((

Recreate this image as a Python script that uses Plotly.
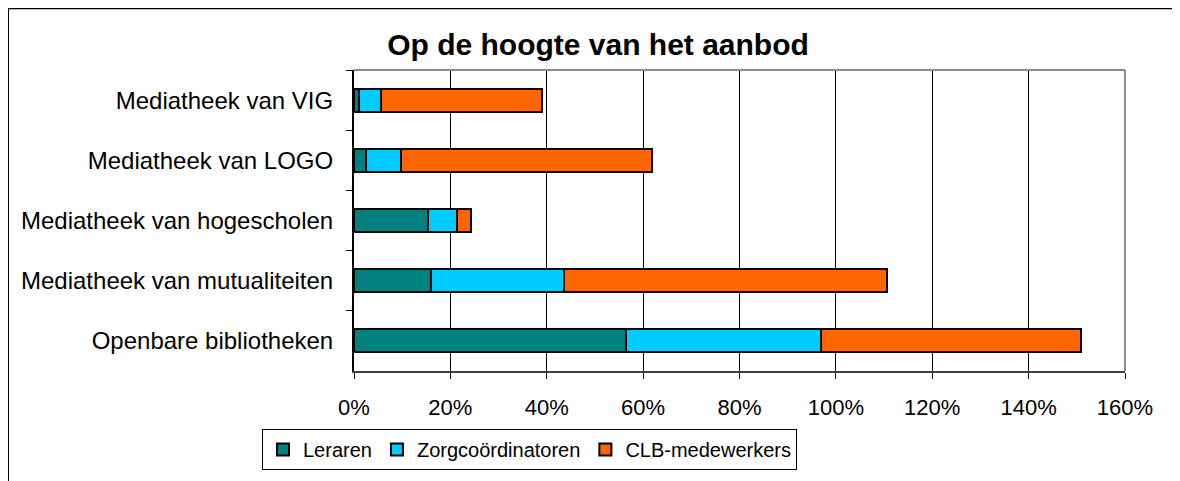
import plotly.graph_objects as go

# categories, top to bottom as shown
categories = [
    "Mediatheek van VIG",
    "Mediatheek van LOGO",
    "Mediatheek van hogescholen",
    "Mediatheek van mutualiteiten",
    "Openbare bibliotheken",
]
leraren = [1.0, 2.5, 15.4, 16.0, 56.4]
zorgcoordinatoren = [4.5, 7.3, 5.9, 27.6, 40.6]
clb_medewerkers = [33.6, 52.0, 2.9, 67.1, 53.8]

series = [
    ("Leraren", leraren, "#008080"),
    ("Zorgcoördinatoren", zorgcoordinatoren, "#00CCFF"),
    ("CLB-medewerkers", clb_medewerkers, "#FF6600"),
]

x_ticks = [0, 20, 40, 60, 80, 100, 120, 140, 160]
x_ticklabels = [f"{t}%" for t in x_ticks]

FONT = "Liberation Sans, Arial, sans-serif"

fig = go.Figure()
for name, vals, color in series:
    fig.add_trace(
        go.Bar(
            y=categories,
            x=vals,
            name=name,
            orientation="h",
            width=0.38,
            marker=dict(color=color, line=dict(color="black", width=2)),
        )
    )

# page body has an 8px margin, so work in shifted pixel coords
OFF = 8
W, H = 1180 - OFF, 481 - OFF
# plot area in screen px: x 354..1125, y 70..372
L, T = 354 - OFF, 70 - OFF
R = W - (1125 - OFF)
B = H - (372 - OFF)
pw, ph = W - L - R, H - T - B


def px_x(px):
    return (px - OFF - L) / pw


def px_y(py):
    return (H - B - (py - OFF)) / ph


fig.update_layout(
    width=W,
    height=H,
    barmode="stack",
    plot_bgcolor="white",
    paper_bgcolor="white",
    margin=dict(l=L, r=R, t=T, b=B),
    font=dict(family=FONT, size=22, color="black"),
    title=dict(
        text="<b>Op de hoogte van het aanbod</b>",
        x=(598 - OFF) / W,
        xanchor="center",
        y=1 - (44 - OFF) / H,
        yanchor="middle",
        font=dict(size=30, family=FONT, color="black"),
    ),
    xaxis=dict(
        range=[0, 160],
        tickvals=x_ticks,
        ticktext=x_ticklabels,
        showgrid=True,
        gridcolor="black",
        gridwidth=1,
        zeroline=False,
        showline=True,
        linecolor="#404040",
        linewidth=2,
        ticks="outside",
        ticklen=6,
        tickcolor="black",
        ticklabelstandoff=10,
        tickfont=dict(size=22),
    ),
    yaxis=dict(
        categoryorder="array",
        categoryarray=categories,
        autorange="reversed",
        showgrid=False,
        zeroline=False,
        showline=True,
        linecolor="black",
        linewidth=2,
        ticks="outside",
        tickson="boundaries",
        ticklen=6,
        tickcolor="black",
        ticklabelstandoff=14,
        tickfont=dict(size=24),
    ),
    legend=dict(
        orientation="h",
        traceorder="normal",
        x=px_x(262),
        xanchor="left",
        y=px_y(429),
        yanchor="top",
        bordercolor="black",
        borderwidth=1,
        font=dict(size=20),
        itemwidth=30,
        tracegroupgap=0,
    ),
    shapes=[
        # grey plot area border (top and right)
        dict(type="line", xref="paper", yref="paper", x0=0, x1=1, y0=1, y1=1,
             line=dict(color="#8c8c8c", width=2)),
        dict(type="line", xref="paper", yref="paper", x0=1, x1=1, y0=0, y1=1,
             line=dict(color="#8c8c8c", width=2)),
        # outer chart frame
        dict(type="rect", xref="paper", yref="paper",
             x0=px_x(8), x1=px_x(1195), y0=px_y(500), y1=px_y(8),
             line=dict(color="black", width=2)),
    ],
)

fig.write_html("out.html")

))

Reproduce the material above from its first line through the line containing "return (H - B - (py - OFF)) / ph", both ends included, and skip every picture.

Recreate this image as a Python script that uses Plotly.
import plotly.graph_objects as go

# categories, top to bottom as shown
categories = [
    "Mediatheek van VIG",
    "Mediatheek van LOGO",
    "Mediatheek van hogescholen",
    "Mediatheek van mutualiteiten",
    "Openbare bibliotheken",
]
leraren = [1.0, 2.5, 15.4, 16.0, 56.4]
zorgcoordinatoren = [4.5, 7.3, 5.9, 27.6, 40.6]
clb_medewerkers = [33.6, 52.0, 2.9, 67.1, 53.8]

series = [
    ("Leraren", leraren, "#008080"),
    ("Zorgcoördinatoren", zorgcoordinatoren, "#00CCFF"),
    ("CLB-medewerkers", clb_medewerkers, "#FF6600"),
]

x_ticks = [0, 20, 40, 60, 80, 100, 120, 140, 160]
x_ticklabels = [f"{t}%" for t in x_ticks]

FONT = "Liberation Sans, Arial, sans-serif"

fig = go.Figure()
for name, vals, color in series:
    fig.add_trace(
        go.Bar(
            y=categories,
            x=vals,
            name=name,
            orientation="h",
            width=0.38,
            marker=dict(color=color, line=dict(color="black", width=2)),
        )
    )

# page body has an 8px margin, so work in shifted pixel coords
OFF = 8
W, H = 1180 - OFF, 481 - OFF
# plot area in screen px: x 354..1125, y 70..372
L, T = 354 - OFF, 70 - OFF
R = W - (1125 - OFF)
B = H - (372 - OFF)
pw, ph = W - L - R, H - T - B


def px_x(px):
    return (px - OFF - L) / pw


def px_y(py):
    return (H - B - (py - OFF)) / ph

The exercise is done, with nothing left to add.